To prevent cloud vendors from monetizing on their product without giving anything back, a group of open-source companies came up with new software licenses for their projects last year.

Joining the group, MongoDB, last October, announced the Server Side Public License v1 (SSPLv1) as their new license, switching from the earlier AGPL license.

SSPL soon landed in controversy, with many arguing whether it qualifies as an open source license or not. Now, Fedora’s legal team has declared SSPLv1 as an invalid free software license and included in its “Bad License” list.

It has also decided to not to include any software under this license in Fedora (including EPEL and COPRs).

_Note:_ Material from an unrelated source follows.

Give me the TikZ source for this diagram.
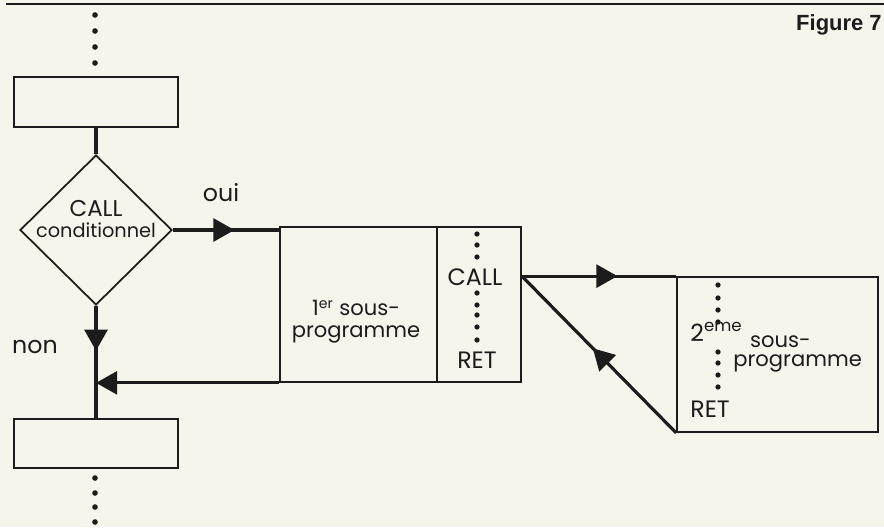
\documentclass[tikz,border=0pt]{standalone}
\usepackage{fontspec}
\setmainfont{Poppins}
\newfontfamily\figfont{Liberation Sans}
\usepackage{tikz}
\usetikzlibrary{positioning,calc,arrows.meta,shapes.geometric,decorations.markings}
\definecolor{paperc}{HTML}{F6F5EC}
\definecolor{inkc}{HTML}{1C1C1C}

\tikzset{
  box/.style={draw=inkc,line width=1pt,inner sep=0pt},
  flow/.style={draw=inkc,line width=1.8pt},
  midarrow/.style={postaction={decorate},decoration={markings,
     mark=at position #1 with {\arrow{Triangle[length=12pt,width=13pt]}}}},
  lbl/.style={font=\fontsize{13.5}{13.6}\selectfont,text=inkc,inner sep=0pt},
  small/.style={font=\fontsize{12}{12.6}\selectfont},
}

\begin{document}
\begin{tikzpicture}[x=0.02cm,y=-0.02cm]
  \fill[paperc] (0,0) rectangle (884,527);
  \useasboundingbox (0,0) rectangle (884,527);
  \draw[inkc,line width=1.7pt] (6,4) -- (884,4);
  \node[lbl,font={\figfont\bfseries\fontsize{12.5}{15}\selectfont},anchor=base east] (fig) at (882,31) {Figure 7};
  \node[box,minimum width=3.28cm,minimum height=1cm] (topbox) at (96,102) {};
  \node[box,shape=diamond,minimum width=3.04cm,minimum height=3cm] (cond) at (96,230) {};
  \node[box,minimum width=4.82cm,minimum height=3.1cm] (sub1) at (400.5,304.5) {};
  \node[box,minimum width=4.02cm,minimum height=3.1cm] (sub2) at (777.5,354.5) {};
  \node[box,minimum width=3.28cm,minimum height=0.98cm] (botbox) at (96,443.5) {};
  \draw[inkc,line width=1pt] ($(sub1.north west)!0.651!(sub1.north east)$)
     -- ($(sub1.south west)!0.651!(sub1.south east)$);
  \foreach \y in {15,31,47,63,478,493,507,522}
     \fill[inkc] (95,\y) circle (1.6pt);
  \foreach \y in {234,245,257,293,305,315,327,340}
     \fill[inkc] (477,\y) circle (1.5pt);
  \foreach \y in {285,298,310,322,352,363,375,387}
     \fill[inkc] (718,\y) circle (1.5pt);
  \coordinate (callpt) at (sub1.east |- sub2.north);
  \draw[flow] (topbox.south) -- (cond.north);
  \draw[flow,midarrow=0.58] (cond.east) -- (cond.east -| sub1.west);
  \draw[flow,midarrow=0.4] (cond.south) -- (botbox.north);
  \draw[flow,-{Triangle[length=12pt,width=13pt]}] (sub1.south west) -- (sub1.south west -| cond.south);
  \draw[flow,midarrow=0.62] (callpt) -- (sub2.north west);
  \draw[flow,midarrow=0.54] (sub2.south west) -- (callpt);
  \node[lbl] (oui) at (221,193) {oui};
  \node[lbl] (non) at (35,347) {non};
  \node[lbl,align=center,font=\fontsize{11}{11.5}\selectfont] (condtxt) at (96,219)
     {{\fontsize{13}{13}\selectfont CALL}\\conditionnel};
  \node[lbl,small,align=center] (sub1txt) at (356,322) {1\textsuperscript{er} sous-\\programme};
  \node[lbl] (call1) at (475,277) {CALL};
  \node[lbl] (ret1) at (477,360) {RET};
  \node[lbl,anchor=base west] (rang2) at (690,341) {2\textsuperscript{eme}};
  \node[lbl,small,align=left,font=\fontsize{12}{10.8}\selectfont,anchor=west] (sous2) at (733,354)
     {\hspace*{9.6pt}sous-\\programme};
  \node[lbl,anchor=base west] (ret2) at (690,417) {RET};
\end{tikzpicture}
\end{document}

“After review, Fedora has determined that the Server Side Public License v1 (SSPL) is not a Free Software License. It is the belief of Fedora that the SSPL is intentionally crafted to be aggressively discriminatory towards a specific class of users. Additionally, it seems clear that the intent of the license author is to cause Fear, Uncertainty, and Doubt towards commercial users of software under that license. To consider the SSPL to be ‘Free’ or ‘Open Source’ causes that shadow to be cast across all other licenses in the FOSS ecosystem, even though none of them carry that risk,” Tom Callaway of Fedora Legal wrote in a blog post.

The SSPL is based on the AGPL but adds some extra text to section 13. The license retains all of the same freedoms that the open source community had with MongoDB under the AGPL: freedom to use, review, modify and redistribute the software. The only substantive change is an explicit condition that any organization attempting to exploit MongoDB as a service must open source the software that it uses to offer such service.

SSPL is worth nothing, said Fedora legal team, adding that while there is a draft for a “v2” of the SSPL, “It is not final. It is not in use anywhere at this time (as far as we know). The intent of the v2 draft text is not changed from the v1 license currently in use.”